'Accessibility'

What is the difference between responsive and adaptive web design?

16 JUN 2016 0

The past few years have seen an explosion in mobile usage. While desktops used to rule the roost, everybody is viewing the world through their phones now. If you break down a typical website's analytics, you shouldn't be surprised if anywhere from 40-50% of the users are visiting the site through their phone or tablet. Depending on what you sell or what kind of audience you attract, particularly if you slant towards younger demographics, those figures can shoot up even higher!

A big part of being a web designer over the past few years has been trying to make that transition work. Trying to design web pages that are attractive and easy to navigate whether you're at home on your gorgeous 25” 4K monitor, or just checking in on the site using your iPhone while waiting in line at the grocery store. Obviously, this is no small task, think of it like trying to design an image that would look as good as a poster as it would as a postage stamp.

This is where adaptive and responsive web design comes in. Both schools try to solve the same problem, but approach it in different ways. So what exactly is the difference between them?

Adaptive web design

Adaptive web design tries to solve the issue of users accessing sites from a variety of devices by offering multiple-layouts to the same content. The older of the two schools, adaptive web design has been around for the last decade. Anytime you've used a .mobi URL, or were directed to the "mobile version” of a website, that's adaptive web design in action

Adaptive web design offers a completely different experience depending on which device you're using. The advantage of this is that the experience is completely tailored to that device. Desktops can make full use of their big screens to fit in tons of written content and navigable menus as well as big images and splash pages. The mobile version can be streamlined and sleek, offering the most essential content and options while cutting out the cruft and fancy touches that bog down a mobile experience. 

The downside is you just doubled your workload. Adaptive design gives you a lot of control, but at the end of the day it also means designing more pages. You also run the risk of making one version the "inferior” version. If you pump a ton of time and money into making a fantastic site for desktop users and rush out a bare bones mobile version as an afterthought, people can tell. If half your users are having a great time at the expense of the other half getting a clipped and shoddy experience, you're not doing your job right. 

As different devices, formats, and alternative ways of accessing content have become more prevalent, adaptive design has waned as an effective solution for making a site mobile friendly. Overwhelmingly, developers are turning to its successor - responsive design.

Responsive web design

Responsive web design strives to give all users the same overall experience. While the layout and menu items will change depending on the device being used, there are no separate URLs or redirected pages and everyone sees the same content. The website elements respond to the device they're on and resize to adapt for any possible screen and input configuration. 

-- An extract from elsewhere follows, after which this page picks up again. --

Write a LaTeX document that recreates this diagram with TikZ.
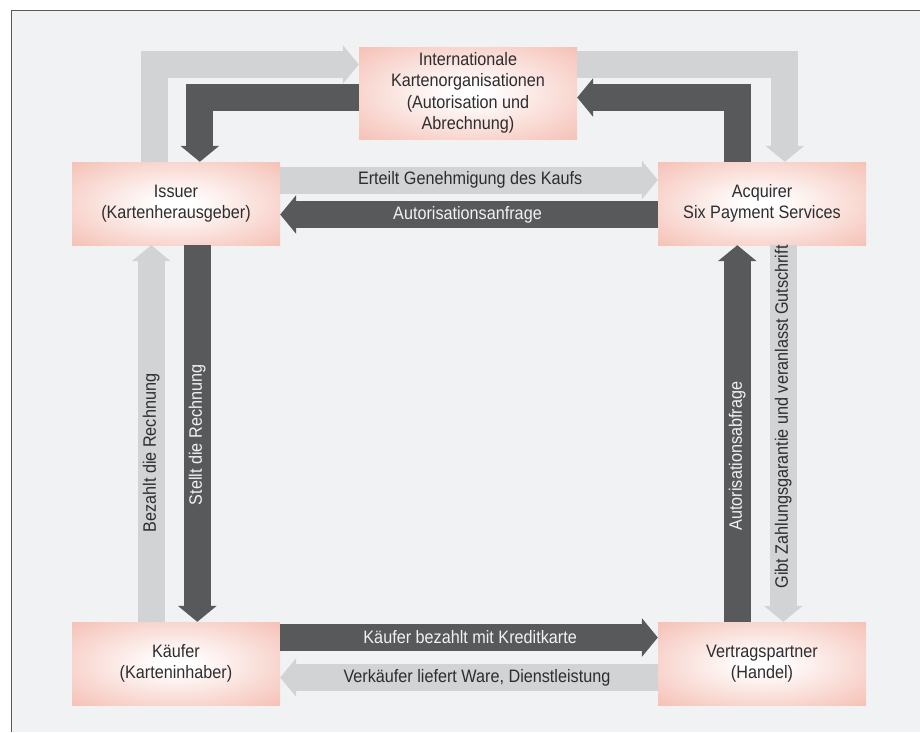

I find a helpful way to think about responsive web design is to picture a site's content as a liquid and different devices as different kinds of containers. Whether you pour the content into a mug, a tumbler, or a fishbowl, it's still the same content, its just changed it's shape to accommodate the device its held in.

Responsive web design can be more complicated to initially set up, but also has a longer lifespan. Instead of having to make and update multiple versions of any new content you make in the future, you can just add it to the site and depend on the responsive design to make it work across devices. It also naturally adapts as new devices, screen sizes, and resolutions come out. An adaptive page design that was made for the smart phones of 2008 may or may not look good on today's devices. With responsive design, the content just pours right in.

With these advantages in mind, responsive design is definitely the way to go to make your site mobile friendly, and you definitely want to be mobile friendly these days. Not only are more and more people accessing the net through their phones and other devices, but Google has made recent changes to its page ranking system to penalize sites that are not mobile friendly. Even if your site scores high marks for content, relevancy, and backlinks, the lack of a mobile solution might prevent your page from showing up on the first or second page of Google's results.

If you're building a website, you want to be where people are browsing. In 2016, that means being available on as many devices as possible, and that means you'll want to build with responsive web design.